Quindi, siamo molto vicini già alle condizioni della Germania, versando però il 70% in più di trattenute previdenziali rispetto ai tedeschi.
L’ultima rilevazione Istat vede il 71,9% dei pensionati non superare i 1.000 euro mensili.
Il 45,9% delle pensioni ha importi mensili addirittura inferiori a 500 euro, mentre il 26% ha importi mensili compresi tra 500 e mille euro.
Poi, invece si omette di parlare delle ingiuste “pensioni d’oro” erogate con cifre vicine ai 1000 €uro al giorno.
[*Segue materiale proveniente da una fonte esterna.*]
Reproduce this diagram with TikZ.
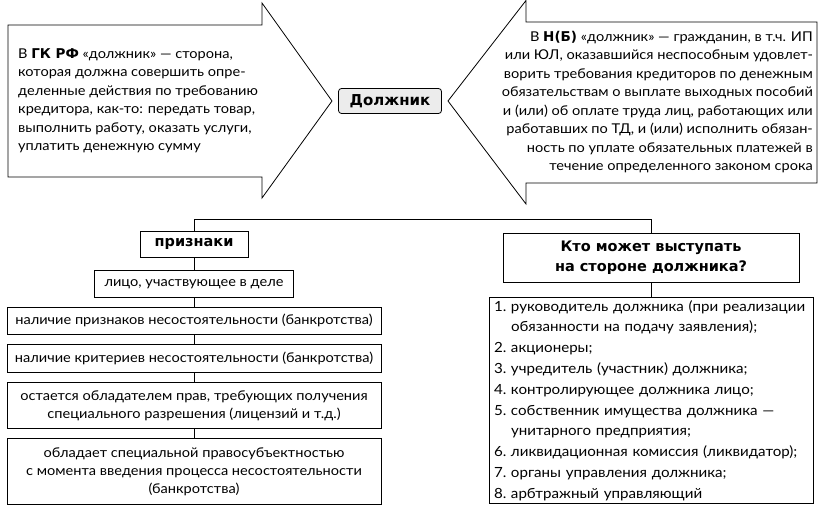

E tra questi ci sono proprio quei personaggi che hanno contribuito a fare le riforme previdenziali.
Quando, invece, sarebbe necessario creare un tetto massimo oltre il quale nessun pensionato potrebbe pretendere cifre esorbitanti per anni di vita senza lavoro.
Per non parlare del fatto che alzando ancora l’età pensionabile, nessuno dice che fine farebbero quei lavoratori licenziati e coloro che si trovano in mobilità che starebbero per raggiungere i requisiti dopo oltre 35/40 di contributi già versati.

Sono alcune considerazioni sulle verità nascoste dello stato sociale italiano.


1 commento:

massimo ha detto...

Mi piace. Converrebbe divulgare questa, lapalissiana eppur indicibile e invisibile realtà. Per quel che conta la condividerò su fb. Se posso permettermi dovresti telefonare alla trasmissione "prima pagina" di radio3rai. Questa settimana è condotta da Federico Fubini del Corriere e da lunedì non fa che menarla sul "profondo rosso" dell'inps.